2010年3号

日・EUビジネス・ダイアログ・ラウンドテーブル2010年次会議出席報告

 2010年4月19日午後~20日午前、椿山荘 フォーシーズンズホテルにおいて、日・EUビジネス・ラウンドテーブル2010年の年次会議(以下BRT)が開催された。BRTは日本とEUの産業界が種々の分野において共同提案をまとめ、それらを「提言」として両政府首脳に手交し政策反映を促すことを主な目的としている。
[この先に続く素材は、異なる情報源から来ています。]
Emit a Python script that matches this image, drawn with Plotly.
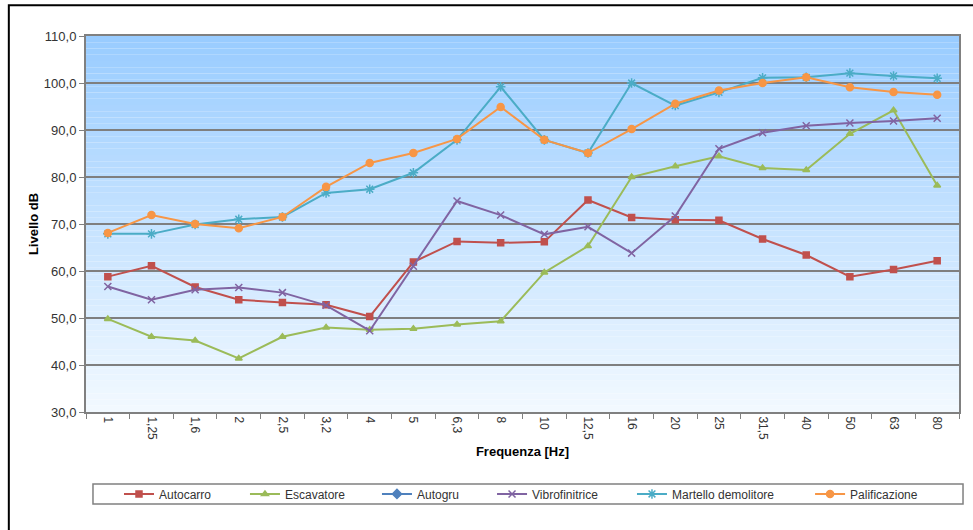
import plotly.graph_objects as go

# frequency bands (third octave) as shown on the x axis
frequenze = ["1", "1,25", "1,6", "2", "2,5", "3,2", "4", "5", "6,3", "8",
             "10", "12,5", "16", "20", "25", "31,5", "40", "50", "63", "80"]

autocarro = [58.8, 61.1, 56.6, 53.9, 53.3, 52.8, 50.3, 61.9, 66.3, 66.0,
             66.2, 75.1, 71.4, 70.9, 70.8, 66.8, 63.4, 58.8, 60.3, 62.2]
escavatore = [49.8, 46.0, 45.2, 41.4, 46.0, 48.0, 47.5, 47.7, 48.6, 49.3,
              59.7, 65.3, 80.0, 82.3, 84.4, 81.9, 81.5, 89.2, 94.2, 78.2]
autogru = [None] * 20  # serie presente solo in legenda
vibrofinitrice = [56.7, 53.9, 56.0, 56.5, 55.4, 52.7, 47.3, 61.0, 74.9, 71.9,
                  67.8, 69.4, 63.8, 71.7, 86.0, 89.4, 90.9, 91.5, 91.9, 92.5]
martello = [67.9, 67.9, 69.9, 71.0, 71.5, 76.6, 77.4, 80.9, 87.9, 99.2,
            87.9, 85.1, 100.0, 95.2, 98.0, 101.1, 101.2, 102.1, 101.5, 101.0]
palificazione = [68.1, 71.9, 70.0, 69.1, 71.5, 77.9, 83.0, 85.1, 88.1, 94.9,
                 87.9, 85.1, 90.2, 95.6, 98.4, 100.0, 101.2, 99.1, 98.1, 97.5]

# name, values, colour, marker, marker size, legend x position
series = [
    ("Autocarro", autocarro, "#C0504D", "square", 6, 0.0378),
    ("Escavatore", escavatore, "#9BBB59", "triangle-up", 6, 0.1821),
    ("Autogru", autogru, "#4F81BD", "diamond", 7, 0.3333),
    ("Vibrofinitrice", vibrofinitrice, "#8064A2", "x-thin-open", 7, 0.4651),
    ("Martello demolitore", martello, "#4BACC6", "asterisk-open", 8, 0.6254),
    ("Palificazione", palificazione, "#F79646", "circle", 7, 0.8294),
]

fig = go.Figure()
legends = {}
for i, (name, vals, col, sym, size, lx) in enumerate(series):
    leg = "legend" if i == 0 else "legend%d" % (i + 1)
    fig.add_trace(go.Scatter(
        x=frequenze, y=vals, name=name, mode="lines+markers", legend=leg,
        line=dict(color=col, width=2),
        marker=dict(color=col, symbol=sym, size=size, line=dict(color=col, width=1.5)),
    ))
    legends[leg] = dict(x=lx, xanchor="left", y=-0.218, yanchor="middle",
                        orientation="h", bgcolor="rgba(0,0,0,0)",
                        font=dict(size=12, color="#333333"))

# gradient background of the plot area (light blue to almost white)
shapes = []
n = 60
top = (153, 204, 255)
bot = (242, 249, 255)
for i in range(n):
    t = i / (n - 1)
    c = tuple(int(round(top[k] + (bot[k] - top[k]) * t)) for k in range(3))
    shapes.append(dict(type="rect", xref="x domain", yref="y domain",
                       x0=0, x1=1, y0=1 - (i + 1) / n, y1=1 - i / n,
                       fillcolor="rgb(%d,%d,%d)" % c, line=dict(width=0), layer="below"))
# outer chart border (right and bottom edges fall outside the picture)
shapes.append(dict(type="rect", xref="paper", yref="paper",
                   x0=-0.0884, x1=1.04, y0=-0.35, y1=1.082,
                   line=dict(color="black", width=2)))
# legend box
shapes.append(dict(type="rect", xref="paper", yref="paper",
                   x0=0.008, x1=1.0046, y0=-0.2447, y1=-0.1915,
                   line=dict(color="#808080", width=1.5)))

fig.update_layout(
    width=973, height=530,
    margin=dict(l=86, r=14, t=36, b=118),
    paper_bgcolor="white", plot_bgcolor="rgba(0,0,0,0)",
    separators=",.",
    font=dict(family="Liberation Sans, Arial, sans-serif", size=12, color="#333333"),
    shapes=shapes,
    showlegend=True,
    **legends,
)

fig.update_xaxes(
    type="category", range=[-0.5, 19.5], tickangle=90, tickson="boundaries",
    ticks="outside", ticklen=5, tickcolor="#808080", showline=True,
    linecolor="#808080", linewidth=2, mirror=True, showgrid=False,
    title=dict(text="<b>Frequenza [Hz]</b>", font=dict(size=13, color="black"), standoff=8),
    tickfont=dict(size=12, color="#333333"),
)
fig.update_yaxes(
    range=[30, 110], dtick=10, tickformat=".1f", ticks="outside", ticklen=5,
    tickcolor="#808080", showline=True, linecolor="#808080", linewidth=2, mirror=True,
    showgrid=True, gridcolor="#7f7f7f", gridwidth=2, zeroline=False,
    title=dict(text="<b>Livello dB</b>", font=dict(size=13, color="black"), standoff=2),
    tickfont=dict(size=13, color="#333333"),
)

fig.write_html("out.html", config={"displayModeBar": False},
               post_script="document.body.style.margin='0px';")
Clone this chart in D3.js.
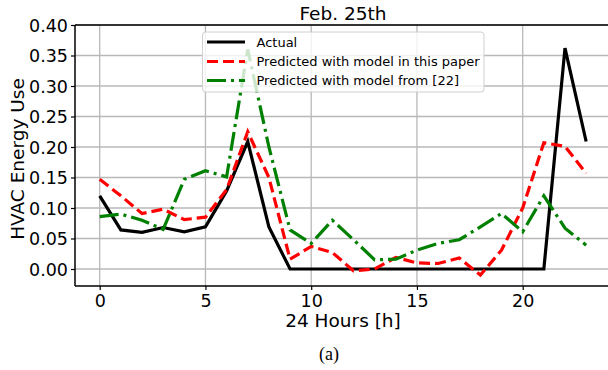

 日本側は共同議長の岡村正氏(東芝相談役)をはじめ15名が参加した。EU側は代理を含め19名のプリンシパルメンバーが参加する予定であったが、前週のアイスランドの火山噴火による噴煙の影響で空港閉鎖となり、ル・ガル共同議長を含め3人が来日不能となったのは残念であった。
 会合には、プリンシパルメンバーのシェルパ(個人代表)、政府関係者、オブザーバー、事務局を合わせると両日で総計146名が参加した。 GISPRIからは、福川伸次顧問(日本側プリンシパルメンバー、WP-A共同リーダー)及び林宏之、入江賀子(福川顧問のシェルパ)の3名が出席した。

 4月19日午後、本会議の冒頭、日本国政府の岡田外務大臣からの日欧の関係強化を期待する旨の挨拶の後、各ワーキングパーティーから(WP)の報告が行われた。WP-Aは直前まで日欧による提言文書の修正が行われたが、WP-B:ライフ・サイエンス、バイオテクノロジー、WP-C:ICT、WP-D:会計・税制・金融、WP-E:イノベーション、環境、持続的開発、WP-A:貿易投資の順に、提言内容が報告され、活発な議論が行われた。以後、日欧の行動計画への意見交換が行われ、プレスリリース案が承認されて初日の議題を終了した。この後のレセプションでは、経済産業省の直嶋大臣がスピーチを行うなど、日本政府首脳の本会合への期待の大きさが窺えた。

 翌4月20日は官民合同セッションが行われ、過去10間の提言内容の進捗評価、進捗を加速するための変革についての欧州側からの提案、次期10ヵ年日欧行動計画への提言が行われ、日欧政府代表を含めた議論が行われた。
 最後に民間セッションとして、技術革新における日欧産業協力、気候変動問題に関する日欧産業協力、BRTの今後の方向性について、さらなる議論が行われ、本会合は終了した。
 今次会合をもって日本側の岡村共同議長は、その職を辞し後任に住友化学の米倉弘昌氏が就任することが満場一致で承認された。
 4月28日、今回承認された共同提言書は、日欧首脳会議へ来日中のヘルマン・ヴァン=ロンパイ欧州理事会議長、ジョセ・マヌエル・バローソ欧州委員会委員長及び鳩山由紀夫首相に、両共同議長から手渡された。